One needs to hold the silver in the middle of the fire where the flames are the hottest as to burn away all the impurities. His eyes never leave the precious metal and knows it is refined & finished when He can see His own image in it....May He see His image in me.

Wednesday, June 3, 2009

All Together Again

My Dad hates to travel. He's rather be home on his tropical rock. But this week he came to see all of us for my nephew's graduation. Having my Dad here has meant the world to me. The reality is I will never be graced by my Mom's presence this side of Heaven. But being with him sure does help me feel closer to her. Sure, it's brought the tears out of hiding much more often these past few days. And, of course, my emotions are seemingly raw. But all worth it! I wish there was some way for us all to be together all the time. It's bittersweet time that seems to help heal in a way no other can. And the topper this week so far is that we are ALL TOGETHER! My brother decided to come too for a couple of days. Aaahhh, very soothing.

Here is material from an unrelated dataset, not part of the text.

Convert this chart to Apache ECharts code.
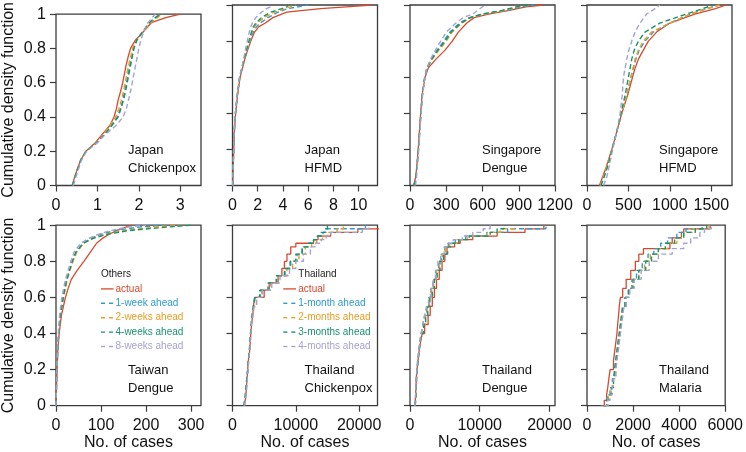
<!DOCTYPE html>
<html><head><meta charset="utf-8">
<script src="https://cdn.jsdelivr.net/npm/echarts@6/dist/echarts.min.js"></script>
<style>html,body{margin:0;padding:0;background:#fff}#c{width:746px;height:452px}</style>
</head><body><div id="c"></div>
<script>
// ---------- panel labels ----------
const panelCountry = ['Japan','Japan','Singapore','Singapore','Taiwan','Thailand','Thailand','Thailand'];
const panelDisease = ['Chickenpox','HFMD','Dengue','HFMD','Dengue','Chickenpox','Dengue','Malaria'];
// ---------- axes ----------
const xMax = [3.5, 11.5, 1200, 1750, 322, 22900, 20800, 6000];
const xTicks1 = [0,1,2,3];
const xTicks2 = [0,2,4,6,8,10];
const xTicks3 = [0,300,600,900,1200];
const xTicks4 = [0,500,1000,1500];
const xTicks5 = [0,100,200,300];
const xTicks6 = [0,10000,20000];
const xTicks7 = [0,10000,20000];
const xTicks8 = [0,2000,4000,6000];
const yTicks = [0,0.2,0.4,0.6,0.8,1];
const yTitle = 'Cumulative density function';
const xTitle = 'No. of cases';
// ---------- legends ----------
const legendOthersTitle = 'Others';
const legendOthers = ['actual','1-week ahead','2-weeks ahead','4-weeks ahead','8-weeks ahead'];
const legendThaiTitle = 'Thailand';
const legendThai = ['actual','1-month ahead','2-months ahead','3-months ahead','4-months ahead'];

// ---------- data (cumulative probability levels and the case values at which each series reaches them) ----------
// Japan Chickenpox
const p1 = [0,0.05,0.1,0.15,0.2,0.25,0.3,0.35,0.4,0.45,0.5,0.55,0.6,0.65,0.7,0.75,0.8,0.85,0.9,0.95,0.98,1];
const jc_actual = [0.39,0.45,0.52,0.6,0.72,0.95,1.12,1.3,1.4,1.46,1.5,1.56,1.61,1.65,1.69,1.74,1.8,1.92,2.12,2.3,2.65,3.0];
const jc_h1 = [0.4,0.46,0.53,0.6,0.72,0.98,1.18,1.33,1.48,1.56,1.61,1.66,1.7,1.74,1.78,1.83,1.88,1.96,2.1,2.25,2.4,2.5];
const jc_h2 = [0.4,0.46,0.53,0.6,0.72,0.97,1.15,1.3,1.44,1.52,1.58,1.63,1.67,1.71,1.75,1.8,1.85,1.95,2.12,2.28,2.45,2.55];
const jc_h3 = [0.4,0.46,0.53,0.6,0.73,0.98,1.18,1.35,1.5,1.57,1.63,1.68,1.72,1.76,1.8,1.84,1.88,1.95,2.1,2.25,2.4,2.52];
const jc_h4 = [0.42,0.48,0.55,0.62,0.74,1.0,1.2,1.45,1.62,1.7,1.75,1.8,1.84,1.88,1.92,1.96,2.0,2.05,2.12,2.22,2.32,2.4];
// Japan HFMD
const p2 = [0,0.1,0.2,0.3,0.4,0.5,0.6,0.7,0.75,0.8,0.85,0.88,0.9,0.93,0.96,0.98,0.99,1];
const jh_actual = [0.02,0.06,0.1,0.15,0.25,0.4,0.6,0.98,1.2,1.45,1.75,2.1,2.6,3.2,4.3,7.0,9.0,11.0];
const jh_h1 = [0.02,0.05,0.09,0.14,0.23,0.38,0.58,0.95,1.15,1.4,1.65,1.9,2.2,2.8,3.6,4.4,5.2,6.0];
const jh_h2 = [0.02,0.05,0.09,0.14,0.23,0.38,0.58,0.94,1.12,1.35,1.55,1.75,1.95,2.5,3.3,4.2,4.6,5.0];
const jh_h3 = [0.02,0.05,0.09,0.14,0.23,0.38,0.57,0.92,1.1,1.3,1.5,1.65,1.85,2.3,3.0,3.9,4.3,4.5];
const jh_h4 = [0.02,0.05,0.09,0.14,0.23,0.37,0.55,0.88,1.02,1.17,1.33,1.45,1.58,1.85,2.3,2.7,3.0,3.2];
// Singapore Dengue
const p3 = [0,0.05,0.1,0.2,0.3,0.4,0.5,0.6,0.65,0.7,0.75,0.8,0.85,0.9,0.93,0.95,0.97,0.99,1];
const sd_actual = [30,48,55,68,78,88,100,125,150,215,290,350,400,470,530,650,820,960,1100];
const sd_h1 = [35,50,57,70,80,90,102,122,140,175,225,280,330,410,490,600,800,930,1030];
const sd_h2 = [35,50,57,70,80,90,102,122,140,185,240,300,350,430,500,620,780,900,1000];
const sd_h3 = [35,50,57,70,80,90,102,122,140,180,230,290,340,420,500,600,760,880,980];
const sd_h4 = [45,55,60,72,82,92,104,124,140,170,210,255,300,380,440,520,560,600,620];
// Singapore HFMD
const p4 = [0,0.05,0.1,0.2,0.3,0.4,0.5,0.6,0.65,0.7,0.75,0.8,0.85,0.9,0.95,0.98,1];
const sh_actual = [150,190,230,300,360,420,490,550,580,620,680,740,840,1000,1300,1550,1680];
const sh_h1 = [160,200,240,300,360,420,480,530,560,590,630,700,800,1000,1250,1450,1600];
const sh_h2 = [160,200,235,300,360,420,480,530,555,580,620,680,780,1000,1250,1450,1600];
const sh_h3 = [170,210,245,305,360,410,460,500,520,540,570,620,700,880,1200,1400,1520];
const sh_h4 = [200,240,265,310,360,400,425,440,460,480,505,540,580,640,720,820,880];
// Taiwan Dengue
const p5 = [0,0.1,0.2,0.3,0.4,0.5,0.6,0.65,0.7,0.75,0.8,0.85,0.9,0.93,0.95,0.97,0.99,1];
const td_actual = [0,1,2.5,4,7,12,21,27,34,47,62,76,90,105,118,135,155,168];
const td_h1 = [0,1,2,3.5,6,9,15,19,24,30,37,45,60,80,100,130,185,240];
const td_h2 = [0,1,2,3.5,6,10,17,21,25,31,38,46,62,85,110,150,220,280];
const td_h3 = [0,1,2,3.5,6,10,16,20,24,30,36,44,60,85,115,160,250,300];
const td_h4 = [0,1,2,3,5,8,13,17,21,27,33,40,55,75,95,120,160,200];
// Thailand Chickenpox
const p6 = [0,0.05,0.1,0.15,0.2,0.25,0.3,0.35,0.4,0.45,0.5,0.55,0.6,0.64,0.68,0.72,0.76,0.8,0.84,0.88,0.9,0.92,0.94,0.96,0.98,1];
const tc_actual = [1900,2100,2200,2300,2400,2500,2700,2800,2900,3000,3200,3300,3500,5000,5800,7200,7800,8200,8600,9200,10000,12800,13500,15500,19800,23500];
const tc_h1 = [1800,2000,2150,2250,2400,2500,2650,2750,2850,2950,3100,3300,3600,4400,5800,7000,8300,9200,10200,11000,12000,12800,13500,14300,14800,21000];
const tc_h2 = [1850,2050,2200,2300,2450,2550,2700,2800,2900,3000,3200,3400,3800,4600,6000,7200,8600,9500,10500,11500,12500,13300,14200,15000,16500,17500];
const tc_h3 = [1800,2000,2150,2250,2400,2500,2650,2750,2850,2950,3100,3300,3500,4300,5600,6900,8200,9100,10000,11000,12000,12800,13400,14000,14600,15000];
const tc_h4 = [1900,2100,2250,2350,2450,2550,2700,2800,2900,3000,3200,3400,3800,4700,6200,7500,9000,10000,11200,12300,13200,14000,14800,15500,20500,21500];
// Thailand Dengue
const p7 = [0,0.05,0.1,0.15,0.2,0.25,0.3,0.35,0.4,0.45,0.5,0.55,0.6,0.65,0.7,0.75,0.8,0.84,0.88,0.9,0.92,0.94,0.96,0.98,1];
const tdg_actual = [700,800,850,900,1000,1150,1300,1500,1750,2100,2600,2900,3200,3500,3800,4200,4600,5000,5300,6400,7200,9000,12500,16500,19200];
const tdg_h1 = [700,800,850,900,1000,1100,1250,1400,1600,1850,2100,2400,2700,3000,3300,3700,4100,4500,5000,5500,6500,8000,11000,14000,19500];
const tdg_h2 = [750,850,900,950,1050,1150,1300,1450,1650,1900,2200,2500,2800,3100,3400,3800,4200,4600,5100,5700,6800,8200,11000,13000,15000];
const tdg_h3 = [750,850,900,950,1050,1150,1300,1450,1650,1950,2250,2550,2850,3200,3500,3900,4300,4800,5400,6000,7000,8500,11500,12500,13500];
const tdg_h4 = [700,800,850,900,1000,1100,1250,1400,1600,1850,2100,2350,2650,2950,3300,3650,4000,4400,4900,5400,6200,7500,9000,10500,11500];
// Thailand Malaria
const p8 = [0,0.03,0.06,0.1,0.15,0.2,0.25,0.3,0.35,0.4,0.45,0.5,0.55,0.6,0.65,0.7,0.75,0.8,0.84,0.87,0.9,0.93,0.96,0.98,1];
const tm_actual = [600,750,850,900,950,1000,1150,1200,1250,1300,1330,1370,1400,1450,1550,1700,1900,2100,2250,2450,3600,3700,4100,4200,5350];
const tm_h1 = [700,850,900,1000,1100,1200,1250,1300,1350,1400,1450,1500,1550,1650,1800,1950,2150,2400,2650,2900,3200,3500,3900,4300,5000];
const tm_h2 = [750,900,950,1050,1150,1250,1300,1350,1400,1450,1500,1550,1600,1700,1850,2000,2250,2500,2750,3100,3500,3900,4200,4600,5300];
const tm_h3 = [700,850,950,1050,1150,1200,1250,1300,1350,1400,1450,1500,1550,1650,1800,2000,2250,2550,2800,3100,3400,3800,4200,4700,5200];
const tm_h4 = [750,900,1000,1100,1150,1250,1300,1350,1400,1450,1500,1550,1600,1700,1850,2050,2350,2700,3100,3700,4200,4500,4900,5100,5400];

// ---------- styling ----------
const colors = ['#d9482b', '#2f9bd0', '#eb9d24', '#17936a', '#a3a3d3'];
const FONT = '"Liberation Sans", Arial, sans-serif';

const panels = [
  {levels: p1, xs: [jc_actual, jc_h1, jc_h2, jc_h3, jc_h4], ticks: xTicks1, step: false},
  {levels: p2, xs: [jh_actual, jh_h1, jh_h2, jh_h3, jh_h4], ticks: xTicks2, step: false},
  {levels: p3, xs: [sd_actual, sd_h1, sd_h2, sd_h3, sd_h4], ticks: xTicks3, step: false},
  {levels: p4, xs: [sh_actual, sh_h1, sh_h2, sh_h3, sh_h4], ticks: xTicks4, step: false},
  {levels: p5, xs: [td_actual, td_h1, td_h2, td_h3, td_h4], ticks: xTicks5, step: false},
  {levels: p6, xs: [tc_actual, tc_h1, tc_h2, tc_h3, tc_h4], ticks: xTicks6, step: true},
  {levels: p7, xs: [tdg_actual, tdg_h1, tdg_h2, tdg_h3, tdg_h4], ticks: xTicks7, step: true},
  {levels: p8, xs: [tm_actual, tm_h1, tm_h2, tm_h3, tm_h4], ticks: xTicks8, step: true}
];

const colLeft = [56, 232.5, 410, 587];
const rowTop = [5, 225.2];
const W = 145, H = 180.5;

const grids = [], xAxes = [], yAxes = [], series = [], graphics = [];

panels.forEach((pn, i) => {
  const r = Math.floor(i / 4), c = i % 4;
  grids.push({left: colLeft[c], top: rowTop[r], width: W, height: H, show: true,
    borderColor: '#3c3c3c', borderWidth: 1.3, backgroundColor: 'transparent', containLabel: false});
  xAxes.push({type: 'value', gridIndex: i, min: 0, max: xMax[i],
    axisLine: {show: false}, splitLine: {show: false},
    axisTick: {show: true, length: 6, lineStyle: {color: '#3c3c3c', width: 1.2}, customValues: pn.ticks},
    axisLabel: {show: true, margin: 12, fontSize: 16, color: '#111', fontFamily: FONT,
      customValues: pn.ticks, formatter: v => String(v)},
    name: r === 1 ? xTitle : '', nameLocation: 'middle', nameGap: 29,
    nameTextStyle: {fontSize: 16, color: '#111', fontFamily: FONT}});
  yAxes.push({type: 'value', gridIndex: i, min: 0, max: 1,
    axisLine: {show: false}, splitLine: {show: false},
    axisTick: {show: true, length: 6, lineStyle: {color: '#3c3c3c', width: 1.2}, customValues: yTicks},
    axisLabel: {show: c === 0, margin: 10, fontSize: 16, color: '#111', fontFamily: FONT,
      customValues: yTicks, formatter: v => String(v)},
    name: c === 0 ? yTitle : '', nameLocation: 'middle', nameGap: 39, nameRotate: 90,
    nameTextStyle: {fontSize: 16, color: '#111', fontFamily: FONT}});
  pn.xs.forEach((xs, k) => {
    series.push({type: 'line', xAxisIndex: i, yAxisIndex: i,
      data: pn.levels.map((p, j) => [xs[j], p]),
      step: pn.step ? 'end' : false, symbol: 'none', showSymbol: false, silent: true,
      clip: true, z: 2 + k,
      lineStyle: {color: colors[k], width: k === 0 ? 1.3 : 1.4, type: k === 0 ? 'solid' : [5, 3]}});
  });
  const right = colLeft[c] + W, bottom = rowTop[r] + H;
  graphics.push({type: 'text', x: right - 73, y: bottom - 35, silent: true,
    style: {text: panelCountry[i], font: '13px ' + FONT, fill: '#111', align: 'left', verticalAlign: 'middle'}});
  graphics.push({type: 'text', x: right - 73, y: bottom - 17.5, silent: true,
    style: {text: panelDisease[i], font: '13px ' + FONT, fill: '#111', align: 'left', verticalAlign: 'middle'}});
});

function addLegend(title, labels, titleX, lineX1, lineX2, textX) {
  const y0 = 274.5, dy = 14.4;
  graphics.push({type: 'text', x: titleX, y: y0, silent: true,
    style: {text: title, font: '10px ' + FONT, fill: '#222', align: 'left', verticalAlign: 'middle'}});
  labels.forEach((lab, k) => {
    const y = y0 + dy * (k + 1);
    graphics.push({type: 'line', silent: true, shape: {x1: lineX1, y1: y, x2: lineX2, y2: y},
      style: {stroke: colors[k], lineWidth: k === 0 ? 1.3 : 1.4, lineDash: k === 0 ? null : [4, 4]}});
    graphics.push({type: 'text', x: textX, y: y, silent: true,
      style: {text: lab, font: '10px ' + FONT, fill: colors[k], align: 'left', verticalAlign: 'middle'}});
  });
}
addLegend(legendOthersTitle, legendOthers, 101, 101, 113.5, 115.5);
addLegend(legendThaiTitle, legendThai, 298.3, 283.3, 296, 298.3);

const chart = echarts.init(document.getElementById('c'), null, {renderer: 'canvas'});
chart.setOption({
  animation: false,
  backgroundColor: '#fff',
  grid: grids, xAxis: xAxes, yAxis: yAxes, series: series, graphic: graphics
});
</script>
</body></html>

Have we done anything special? No, not really. Just spend time together so far. But when you look at the big picture for all of us...I think that IS what's special. We are blessed with this time together so soon after losing my Mom. Normally, our two special men would not make this trip so willingly (the dislike for traveling, ya know?). But they're here and we are savoring the taste of this time together...even though some moments are somewhat bitter.

If we come to mind, we would covet any prayers laid at His feet on our behalf. The misconception that the world seems to have on the subject of death is that time will heal. Well, maybe A LOT of time. But for now, time has not healed. In fact it's done just the opposite. It's brought about the reality that this IS our reality. She's not with us anymore. It really is a stark reality if I must say so. Not one that time has done a whole lot for so far. In fact, I think it's gonna be a long, long, long while before time really is a factor here.

So for now, I relish in my few days with the ones I love. And make more memories to hold close to my heart.